Já como monge, veio ao Japão para o treinamento. Os primeiros anos são difíceis para os estrangeiros, principalmente aos não habituados com a língua japonesa, a nostalgia do lar e horários.
"O treinamento nos mosteiros não é um mar de rosas como muitos pensam. Há muito trabalho e pouco tempo para instruções. Por isso, cada função é atribuída de acordo com sua capacidade de desempenho. Um estrangeiro que não domina o idioma não poderá ficar na recepção atendendo o telefone, por exemplo", explica.
Durante esse período, os monges recebem formação para uma atuação social, com aulas sobre direitos humanos, preconceito e discriminação.
A Ordem Soto é signatária da agenda mundial dos ODS (Objetivos de Desenvolvimento Sustentável) promovida pela ONU, composta por 17 objetivos e 169 metas a serem atingidas até 2030.
"Nós estamos o tempo todo trabalhando para construir uma sociedade que cultive a paz, sem discriminação, com menos violência e que zele pelo bem-estar do próximo."
Segundo o monge Ryushô, o ser humano está vivendo e sofrendo por aquilo que ainda está por vir.
"Ele se esquece que tem muitas fases na vida.
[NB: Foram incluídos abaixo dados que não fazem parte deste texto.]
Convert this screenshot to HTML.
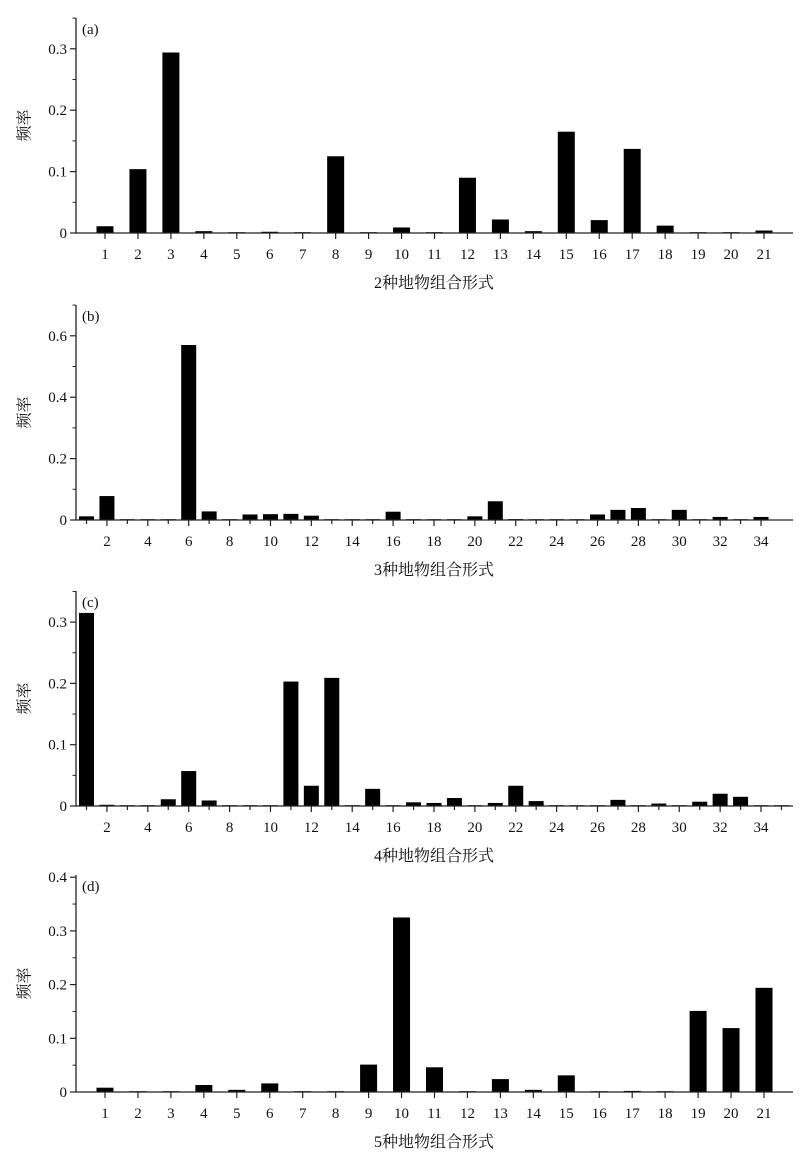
<!DOCTYPE html>
<html><head><meta charset="utf-8"><style>
body{margin:0;background:#fff}
svg{display:block}
text{font-family:"Liberation Serif","Noto Serif CJK SC",serif;fill:#111}
</style></head><body>
<svg id="s" width="800" height="1166" viewBox="0 0 800 1166"></svg>
<script>
const catsA=[1,2,3,4,5,6,7,8,9,10,11,12,13,14,15,16,17,18,19,20,21];
const valsA=[0.011,0.104,0.294,0.003,0.001,0.002,0.001,0.125,0,0.009,0,0.09,0.022,0.003,0.165,0.021,0.137,0.012,0.001,0,0.004];
const catsB=[1,2,3,4,5,6,7,8,9,10,11,12,13,14,15,16,17,18,19,20,21,22,23,24,25,26,27,28,29,30,31,32,33,34];
const valsB=[0.012,0.078,0.001,0.002,0,0.57,0.028,0.002,0.018,0.019,0.02,0.014,0,0.001,0.002,0.027,0,0.001,0.001,0.012,0.061,0.003,0.001,0,0.002,0.018,0.033,0.039,0.001,0.033,0.001,0.01,0.002,0.01];
const catsC=[1,2,3,4,5,6,7,8,9,10,11,12,13,14,15,16,17,18,19,20,21,22,23,24,25,26,27,28,29,30,31,32,33,34,35];
const valsC=[0.315,0.002,0,0.001,0.011,0.057,0.009,0,0,0.001,0.203,0.033,0.209,0.001,0.028,0,0.006,0.005,0.013,0,0.005,0.033,0.008,0,0,0,0.01,0,0.004,0,0.007,0.02,0.015,0.001,0.001];
const catsD=[1,2,3,4,5,6,7,8,9,10,11,12,13,14,15,16,17,18,19,20,21];
const valsD=[0.008,0.001,0,0.013,0.004,0.016,0.001,0.001,0.051,0.325,0.046,0,0.024,0.004,0.031,0,0.002,0,0.151,0.119,0.194];
const yTicksA=["0","0.1","0.2","0.3"];
const yTicksB=["0","0.2","0.4","0.6"];
const yTicksC=["0","0.1","0.2","0.3"];
const yTicksD=["0","0.1","0.2","0.3","0.4"];

const svg=document.getElementById('s');
const NS='http://www.w3.org/2000/svg';
function el(tag,at,parent){const e=document.createElementNS(NS,tag);for(const k in at)e.setAttribute(k,at[k]);(parent||svg).appendChild(e);return e;}

function panel(o){
  const g=el('g',{});
  
  
  const x0=76,x1=793;
  const xs=i=>o.xa+(i-o.x1c)*o.xd;
  const ys=v=>o.base-v*o.ppu;
  // bars
  o.cats.forEach((c,k)=>{
    const v=o.vals[k];const h=Math.max(v*o.ppu,0.8);
    const r=el('rect',{x:xs(c)-o.bw/2,y:o.base-h,width:o.bw,height:h,fill:'#000'},g);
    
    
  });
  // axes
  const ax=el('path',{d:`M${x0} ${o.top}V${o.base}H${x1}`,stroke:'#222','stroke-width':1.3,fill:'none'},g);
  
  
  // y ticks
  o.yt.forEach((t,k)=>{
    const v=parseFloat(t);const y=ys(v);
    el('line',{x1:x0-6,x2:x0,y1:y,y2:y,stroke:'#222','stroke-width':1.2},g);
    const tx=el('text',{x:x0-9,y:y+5,'text-anchor':'end','font-size':15},g);tx.textContent=t;
    
    
    const vm=v+o.ystep/2;const ym=ys(vm);
    if(ym>o.top)el('line',{x1:x0-3.5,x2:x0,y1:ym,y2:ym,stroke:'#222','stroke-width':1},g);
  });
  // x ticks
  o.cats.forEach(c=>{
    const x=xs(c);const major=(o.every===1)||(c%2===0);
    if(x>x1)return;
    el('line',{x1:x,x2:x,y1:o.base,y2:o.base+(major?6:4),stroke:'#222','stroke-width':1.2},g);
    if(major){const tx=el('text',{x:x,y:o.base+26,'text-anchor':'middle','font-size':15},g);tx.textContent=c;
      
      }
  });
  const lb=el('text',{x:82,y:o.top+16,'font-size':15},g);lb.textContent='('+o.id+')';
  
  
  const xl=el('text',{x:434,y:o.base+55,'text-anchor':'middle','font-size':16},g);xl.textContent=o.xlab;
  
  
  const yc=(o.top+o.base)/2;
  const yl=el('text',{x:26,y:yc,'text-anchor':'middle','font-size':16,transform:`rotate(-90 26 ${yc})`,'dominant-baseline':'middle'},g);yl.textContent='频率';
  
  
}
panel({id:'a',cats:catsA,vals:valsA,yt:yTicksA,ystep:0.1,top:18,base:233,ppu:614,xa:105,x1c:1,xd:32.95,bw:17,every:1,xlab:'2种地物组合形式'});
panel({id:'b',cats:catsB,vals:valsB,yt:yTicksB,ystep:0.2,top:305,base:520,ppu:307,xa:86.5,x1c:1,xd:20.44,bw:15,every:2,xlab:'3种地物组合形式'});
panel({id:'c',cats:catsC,vals:valsC,yt:yTicksC,ystep:0.1,top:591,base:806,ppu:613,xa:86.5,x1c:1,xd:20.44,bw:15,every:2,xlab:'4种地物组合形式'});
panel({id:'d',cats:catsD,vals:valsD,yt:yTicksD,ystep:0.1,top:875,base:1092,ppu:537,xa:105,x1c:1,xd:32.95,bw:17,every:1,xlab:'5种地物组合形式'});
</script>
</body></html>
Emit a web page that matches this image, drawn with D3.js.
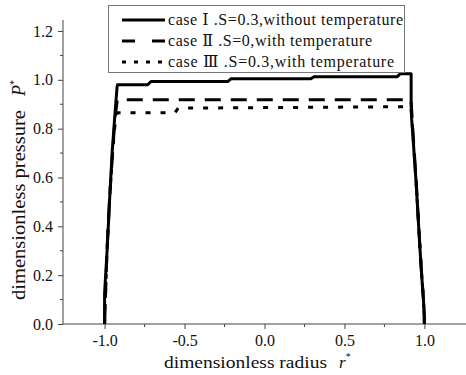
<!DOCTYPE html>
<html>
<head>
<meta charset="utf-8">
<script src="https://cdn.jsdelivr.net/npm/d3@7"></script>
<style>
  body { margin: 0; background: #fff; }
  text { font-family: "Liberation Serif", "DejaVu Serif", serif; }
</style>
</head>
<body>
<svg width="466" height="375"></svg>
<script>
// case I: S=0.3, without temperature (solid)
const rCase1 = [-1.0, -1.0, -0.983, -0.969, -0.952, -0.937, -0.922, -0.919, -0.73, -0.71, -0.23, -0.21, 0.29, 0.31, 0.83, 0.85, 0.917, 0.917, 0.92, 0.927, 0.948, 0.964, 0.979, 0.994, 1.0, 1.0];
const pCase1 = [0, 0.126, 0.315, 0.504, 0.71, 0.843, 0.97, 0.98, 0.98, 0.993, 0.993, 1.004, 1.004, 1.013, 1.013, 1.025, 1.025, 0.9, 0.84, 0.78, 0.58, 0.40, 0.235, 0.098, 0.03, 0];
// case II: S=0, with temperature (dashed)
const rCase2 = [-1.0, -0.985, -0.97, -0.95, -0.935, -0.922, -0.92, 0.915, 0.918, 0.93, 0.95, 0.965, 0.98, 0.995, 1.0];
const pCase2 = [0, 0.3, 0.5, 0.7, 0.84, 0.91, 0.918, 0.918, 0.9, 0.77, 0.57, 0.39, 0.23, 0.09, 0];
// case III: S=0.3, with temperature (dotted)
const rCase3 = [-1.0, -0.985, -0.97, -0.95, -0.932, -0.922, -0.92, -0.56, -0.54, 0.915, 0.918, 0.93, 0.95, 0.965, 0.98, 0.995, 1.0];
const pCase3 = [0, 0.3, 0.5, 0.7, 0.84, 0.862, 0.865, 0.865, 0.884, 0.89, 0.87, 0.76, 0.56, 0.39, 0.23, 0.09, 0];

const xTicks = [-1.0, -0.5, 0.0, 0.5, 1.0];
const xTickLabels = ["-1.0", "-0.5", "0.0", "0.5", "1.0"];
const xMinorTicks = [-0.75, -0.25, 0.25, 0.75];
const yTicks = [0, 0.2, 0.4, 0.6, 0.8, 1.0, 1.2];
const yTickLabels = ["0.0", "0.2", "0.4", "0.6", "0.8", "1.0", "1.2"];
const yMinorTicks = [0.1, 0.3, 0.5, 0.7, 0.9, 1.1];
const legendLabels = ["case \u2160 .S=0.3,without temperature", "case \u2161 .S=0,with temperature", "case \u2162 .S=0.3,with temperature"];
const legendWidths = [235, 204, 226];

const svg = d3.select("svg");
const x = d3.scaleLinear().domain([-1.26, 1.26]).range([63, 466]);
const y = d3.scaleLinear().domain([0, 1.245]).range([324, 20]);
const axisColor = "#444";
const serif = "Liberation Serif";

// x axis
const gx = svg.append("g").attr("transform", "translate(0,324)");
gx.call(d3.axisBottom(x).tickValues(xTicks).tickSize(5).tickPadding(6)
  .tickFormat((d, i) => xTickLabels[i]));
gx.attr("font-family", serif);
gx.selectAll(".tick text").attr("font-size", 16).attr("fill", "#111");
gx.select(".domain").attr("stroke", axisColor).attr("d", "M63,0H466");
gx.selectAll(".tick line").attr("stroke", axisColor);
gx.selectAll(".minor").data(xMinorTicks).enter().append("line")
  .attr("x1", d => x(d)).attr("x2", d => x(d)).attr("y1", 0).attr("y2", 3)
  .attr("stroke", axisColor);

// y axis
const gy = svg.append("g").attr("transform", "translate(63,0)");
gy.call(d3.axisLeft(y).tickValues(yTicks).tickSize(5).tickPadding(5)
  .tickFormat((d, i) => yTickLabels[i]));
gy.attr("font-family", serif);
gy.selectAll(".tick text").attr("font-size", 16).attr("fill", "#111");
gy.select(".domain").attr("stroke", axisColor).attr("d", "M0,324V20");
gy.selectAll(".tick line").attr("stroke", axisColor);
gy.selectAll(".minor").data(yMinorTicks).enter().append("line")
  .attr("x1", 0).attr("x2", -3).attr("y1", d => y(d)).attr("y2", d => y(d))
  .attr("stroke", axisColor);

// axis titles
const yt = svg.append("text").attr("transform", "translate(25,300) rotate(-90)")
  .attr("font-family", serif).attr("font-size", 18).attr("fill", "#111");
yt.append("tspan").attr("textLength", 190).attr("lengthAdjust", "spacingAndGlyphs").text("dimensionless pressure");
yt.append("tspan").attr("dx", 14).attr("font-style", "italic").text("P");
yt.append("tspan").attr("font-size", 10).attr("dy", -8).text("*");

const xt = svg.append("text").attr("x", 164).attr("y", 368)
  .attr("font-family", serif).attr("font-size", 17).attr("fill", "#111");
xt.append("tspan").attr("textLength", 163).attr("lengthAdjust", "spacingAndGlyphs").text("dimensionless radius");
xt.append("tspan").attr("dx", 12).attr("font-style", "italic").text("r");
xt.append("tspan").attr("font-size", 10).attr("dy", -8).text("*");

// series
const line = d3.line().x(d => x(d[0])).y(d => y(d[1]));
const series = [
  { r: rCase3, p: pCase3, dash: "5,10" },
  { r: rCase2, p: pCase2, dash: "16,10" },
  { r: rCase1, p: pCase1, dash: null }
];
series.forEach(s => {
  svg.append("path")
    .attr("d", line(d3.zip(s.r, s.p)))
    .attr("fill", "none").attr("stroke", "#000").attr("stroke-width", 3)
    .attr("stroke-linejoin", "round")
    .attr("stroke-dasharray", s.dash);
});

// legend
const lg = svg.append("g");
lg.append("rect").attr("x", 108.5).attr("y", 5.5).attr("width", 296).attr("height", 67)
  .attr("fill", "#fff").attr("stroke", "#777").attr("stroke-width", 1);
const legendDash = [null, "13,17", "4,8"];
legendLabels.forEach((t, i) => {
  const ly = 20 + i * 21;
  lg.append("line").attr("x1", 122).attr("x2", 165).attr("y1", ly).attr("y2", ly)
    .attr("stroke", "#000").attr("stroke-width", 3).attr("stroke-dasharray", legendDash[i]);
  lg.append("text").attr("x", 168).attr("y", ly + 5).attr("font-family", serif)
    .attr("font-size", 16).attr("fill", "#111")
    .attr("textLength", legendWidths[i]).attr("lengthAdjust", "spacing").text(t);
});
</script>
</body>
</html>
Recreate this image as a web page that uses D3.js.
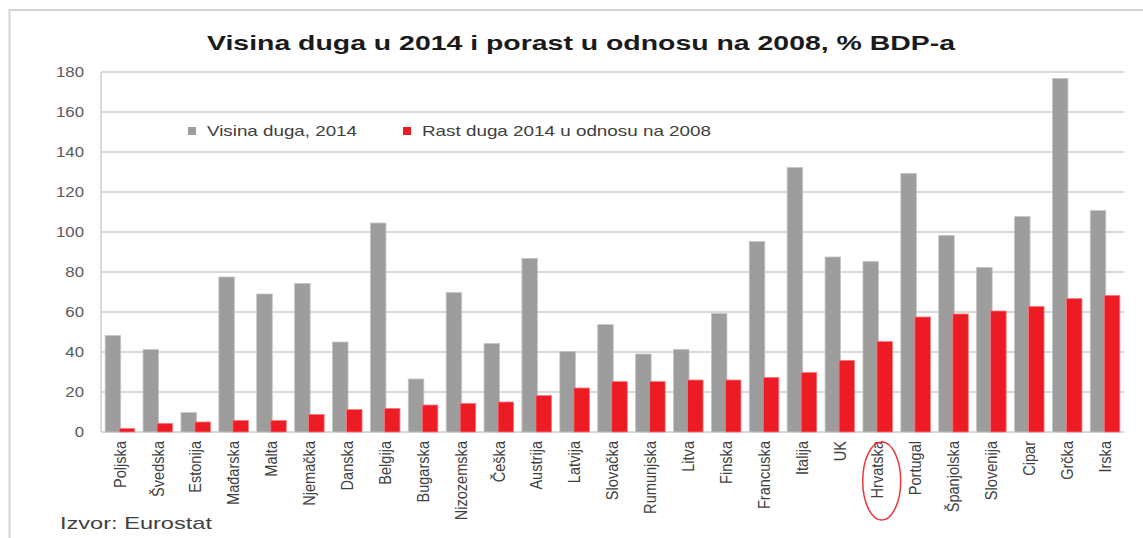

O budismo nos ensina a viver o presente, a respirar conscientemente e perceber o que está acontecendo com nós mesmos. Ao reconhecer nossas inquietações, podemos usá-las para o bem do outro."
Difícil é fugir de algumas inquietações, como pelo que passa a mais de 18 mil quilômetros de distância.
"Em meio a uma pandemia, vemos muitos problemas voltarem. As pessoas no Brasil estão morrendo de fome", lamenta o monge Shôei.
"Não vivemos sozinhos e nossas vidas são sempre cheias de encontros e desencontros. Devemos viver em um estado de atenção ao momento atual", completa o monge abade Ryushô.